Copy out the material below in full, but not its images.

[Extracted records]
□ □ □ □ □

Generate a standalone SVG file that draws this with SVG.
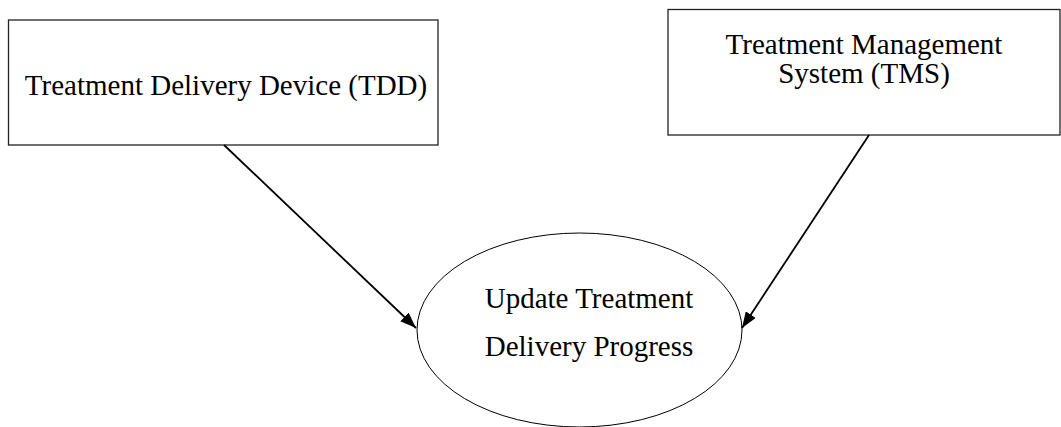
<svg xmlns="http://www.w3.org/2000/svg" width="1061" height="427" viewBox="0 0 1061 427">
<style>
.box{fill:#fff;stroke:#222;stroke-width:1.3}
.ell{fill:#fff;stroke:#000;stroke-width:1}
.lbl{font-family:"Liberation Serif","Times New Roman",serif;font-size:29px;fill:#000;text-anchor:middle}
.conn{stroke:#000;stroke-width:1.8;fill:none;marker-end:url(#arr)}
</style>
<defs>
<marker id="arr" viewBox="0 0 16 12" refX="16" refY="6" markerWidth="16" markerHeight="12" markerUnits="userSpaceOnUse" orient="auto">
<path d="M0,0 L16,6 L0,12 z" fill="#000"/>
</marker>
</defs>
<rect width="1061" height="427" fill="#fff"/>
<g id="tdd">
<rect class="box" x="8.5" y="20" width="429.5" height="125"/>
<text class="lbl" x="226" y="95">Treatment Delivery Device (TDD)</text>
</g>
<g id="tms">
<rect class="box" x="668" y="9.5" width="392" height="125.5"/>
<text class="lbl" x="864" y="54">Treatment Management</text>
<text class="lbl" x="864" y="83">System (TMS)</text>
</g>
<g id="update">
<ellipse class="ell" cx="579.5" cy="330" rx="162.5" ry="97"/>
<text class="lbl" x="589" y="308">Update Treatment</text>
<text class="lbl" x="589" y="356">Delivery Progress</text>
</g>
<g id="connectors">
<line class="conn" x1="224" y1="145" x2="416" y2="328"/>
<line class="conn" x1="869" y1="135" x2="742" y2="328"/>
</g>
</svg>
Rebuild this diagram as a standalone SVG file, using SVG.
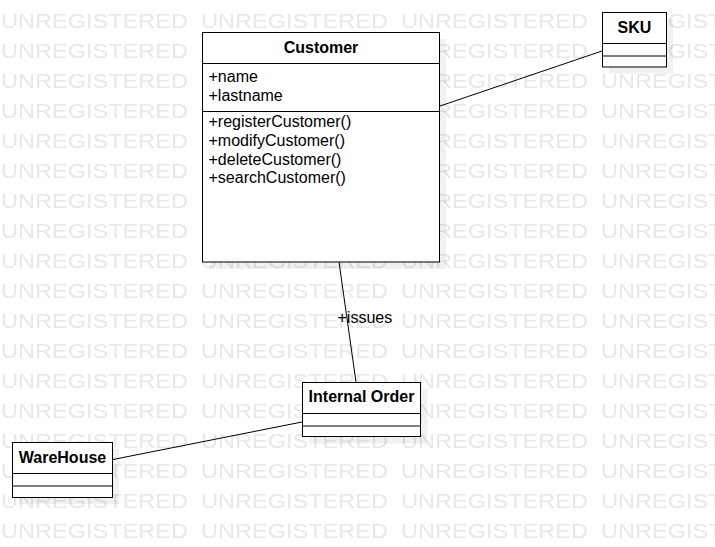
<svg xmlns="http://www.w3.org/2000/svg" width="715" height="547" viewBox="0 0 715 547">
<style>
.wm{font-family:"Liberation Sans",Arial,sans-serif;font-size:20.5px;fill:#e8e8e8}
.box{fill:#fff;stroke:#000;stroke-width:1}
.shadow{fill:#000;fill-opacity:0.055}
.div{stroke:#000;stroke-width:1}
.title{font-family:"Liberation Sans",Arial,sans-serif;font-size:16px;font-weight:bold;fill:#000;text-anchor:middle}
.mem{font-family:"Liberation Sans",Arial,sans-serif;font-size:16px;fill:#000}
.conn{stroke:#000;stroke-width:1;fill:none}
</style>
<defs>
<pattern id="wmPat" patternUnits="userSpaceOnUse" x="0" y="0" width="200" height="30">
<text class="wm" x="1" y="27.5" textLength="187" lengthAdjust="spacingAndGlyphs">UNREGISTERED</text>
</pattern>
</defs>
<rect width="715" height="547" fill="#fff"/>
<g id="watermark">
<rect width="715" height="547" fill="url(#wmPat)"/>
</g>
<g id="connectors">
<line class="conn" x1="440" y1="106" x2="602" y2="51"/>
<line class="conn" x1="339" y1="262" x2="356" y2="382"/>
<line class="conn" x1="113" y1="459.5" x2="302" y2="422"/>
<text class="mem" x="337.5" y="322.7">+issues</text>
</g>
<g id="customer">
<rect class="shadow" x="209" y="39" width="237" height="230"/>
<rect class="box" x="202.5" y="32.5" width="237" height="229.5"/>
<line class="div" x1="202.5" y1="63.5" x2="439.5" y2="63.5"/>
<line class="div" x1="202.5" y1="111.5" x2="439.5" y2="111.5"/>
<text class="title" x="321" y="53.3">Customer</text>
<text class="mem" x="208.5" y="82.3">+name</text>
<text class="mem" x="208.5" y="101">+lastname</text>
<text class="mem" x="208.5" y="127.3">+registerCustomer()</text>
<text class="mem" x="208.5" y="146">+modifyCustomer()</text>
<text class="mem" x="208.5" y="164.7">+deleteCustomer()</text>
<text class="mem" x="208.5" y="183.4">+searchCustomer()</text>
</g>
<g id="sku">
<rect class="shadow" x="609" y="19" width="64" height="54.5"/>
<rect class="box" x="602.5" y="12.5" width="64" height="54.5"/>
<line class="div" x1="602.5" y1="43.5" x2="666.5" y2="43.5"/>
<line class="div" x1="602.5" y1="56" x2="666.5" y2="56"/>
<text class="title" x="634.5" y="33.3">SKU</text>
</g>
<g id="internal-order">
<rect class="shadow" x="309" y="389" width="118.5" height="54.5"/>
<rect class="box" x="302.5" y="382.5" width="118" height="54"/>
<line class="div" x1="302.5" y1="413.5" x2="420.5" y2="413.5"/>
<line class="div" x1="302.5" y1="426" x2="420.5" y2="426"/>
<text class="title" x="361.5" y="402.3">Internal Order</text>
</g>
<g id="warehouse">
<rect class="shadow" x="19" y="449" width="100" height="55"/>
<rect class="box" x="12.5" y="442.5" width="100" height="55"/>
<line class="div" x1="12.5" y1="473.5" x2="112.5" y2="473.5"/>
<line class="div" x1="12.5" y1="486" x2="112.5" y2="486"/>
<text class="title" x="62.5" y="462.7">WareHouse</text>
</g>
</svg>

□ □ □ □ □

Response to the task
Generate a standalone SVG file that draws this with SVG.
<svg xmlns="http://www.w3.org/2000/svg" width="1061" height="427" viewBox="0 0 1061 427">
<style>
.box{fill:#fff;stroke:#222;stroke-width:1.3}
.ell{fill:#fff;stroke:#000;stroke-width:1}
.lbl{font-family:"Liberation Serif","Times New Roman",serif;font-size:29px;fill:#000;text-anchor:middle}
.conn{stroke:#000;stroke-width:1.8;fill:none;marker-end:url(#arr)}
</style>
<defs>
<marker id="arr" viewBox="0 0 16 12" refX="16" refY="6" markerWidth="16" markerHeight="12" markerUnits="userSpaceOnUse" orient="auto">
<path d="M0,0 L16,6 L0,12 z" fill="#000"/>
</marker>
</defs>
<rect width="1061" height="427" fill="#fff"/>
<g id="tdd">
<rect class="box" x="8.5" y="20" width="429.5" height="125"/>
<text class="lbl" x="226" y="95">Treatment Delivery Device (TDD)</text>
</g>
<g id="tms">
<rect class="box" x="668" y="9.5" width="392" height="125.5"/>
<text class="lbl" x="864" y="54">Treatment Management</text>
<text class="lbl" x="864" y="83">System (TMS)</text>
</g>
<g id="update">
<ellipse class="ell" cx="579.5" cy="330" rx="162.5" ry="97"/>
<text class="lbl" x="589" y="308">Update Treatment</text>
<text class="lbl" x="589" y="356">Delivery Progress</text>
</g>
<g id="connectors">
<line class="conn" x1="224" y1="145" x2="416" y2="328"/>
<line class="conn" x1="869" y1="135" x2="742" y2="328"/>
</g>
</svg>
Rebuild this diagram as a standalone SVG file, using SVG.
<svg xmlns="http://www.w3.org/2000/svg" width="715" height="547" viewBox="0 0 715 547">
<style>
.wm{font-family:"Liberation Sans",Arial,sans-serif;font-size:20.5px;fill:#e8e8e8}
.box{fill:#fff;stroke:#000;stroke-width:1}
.shadow{fill:#000;fill-opacity:0.055}
.div{stroke:#000;stroke-width:1}
.title{font-family:"Liberation Sans",Arial,sans-serif;font-size:16px;font-weight:bold;fill:#000;text-anchor:middle}
.mem{font-family:"Liberation Sans",Arial,sans-serif;font-size:16px;fill:#000}
.conn{stroke:#000;stroke-width:1;fill:none}
</style>
<defs>
<pattern id="wmPat" patternUnits="userSpaceOnUse" x="0" y="0" width="200" height="30">
<text class="wm" x="1" y="27.5" textLength="187" lengthAdjust="spacingAndGlyphs">UNREGISTERED</text>
</pattern>
</defs>
<rect width="715" height="547" fill="#fff"/>
<g id="watermark">
<rect width="715" height="547" fill="url(#wmPat)"/>
</g>
<g id="connectors">
<line class="conn" x1="440" y1="106" x2="602" y2="51"/>
<line class="conn" x1="339" y1="262" x2="356" y2="382"/>
<line class="conn" x1="113" y1="459.5" x2="302" y2="422"/>
<text class="mem" x="337.5" y="322.7">+issues</text>
</g>
<g id="customer">
<rect class="shadow" x="209" y="39" width="237" height="230"/>
<rect class="box" x="202.5" y="32.5" width="237" height="229.5"/>
<line class="div" x1="202.5" y1="63.5" x2="439.5" y2="63.5"/>
<line class="div" x1="202.5" y1="111.5" x2="439.5" y2="111.5"/>
<text class="title" x="321" y="53.3">Customer</text>
<text class="mem" x="208.5" y="82.3">+name</text>
<text class="mem" x="208.5" y="101">+lastname</text>
<text class="mem" x="208.5" y="127.3">+registerCustomer()</text>
<text class="mem" x="208.5" y="146">+modifyCustomer()</text>
<text class="mem" x="208.5" y="164.7">+deleteCustomer()</text>
<text class="mem" x="208.5" y="183.4">+searchCustomer()</text>
</g>
<g id="sku">
<rect class="shadow" x="609" y="19" width="64" height="54.5"/>
<rect class="box" x="602.5" y="12.5" width="64" height="54.5"/>
<line class="div" x1="602.5" y1="43.5" x2="666.5" y2="43.5"/>
<line class="div" x1="602.5" y1="56" x2="666.5" y2="56"/>
<text class="title" x="634.5" y="33.3">SKU</text>
</g>
<g id="internal-order">
<rect class="shadow" x="309" y="389" width="118.5" height="54.5"/>
<rect class="box" x="302.5" y="382.5" width="118" height="54"/>
<line class="div" x1="302.5" y1="413.5" x2="420.5" y2="413.5"/>
<line class="div" x1="302.5" y1="426" x2="420.5" y2="426"/>
<text class="title" x="361.5" y="402.3">Internal Order</text>
</g>
<g id="warehouse">
<rect class="shadow" x="19" y="449" width="100" height="55"/>
<rect class="box" x="12.5" y="442.5" width="100" height="55"/>
<line class="div" x1="12.5" y1="473.5" x2="112.5" y2="473.5"/>
<line class="div" x1="12.5" y1="486" x2="112.5" y2="486"/>
<text class="title" x="62.5" y="462.7">WareHouse</text>
</g>
</svg>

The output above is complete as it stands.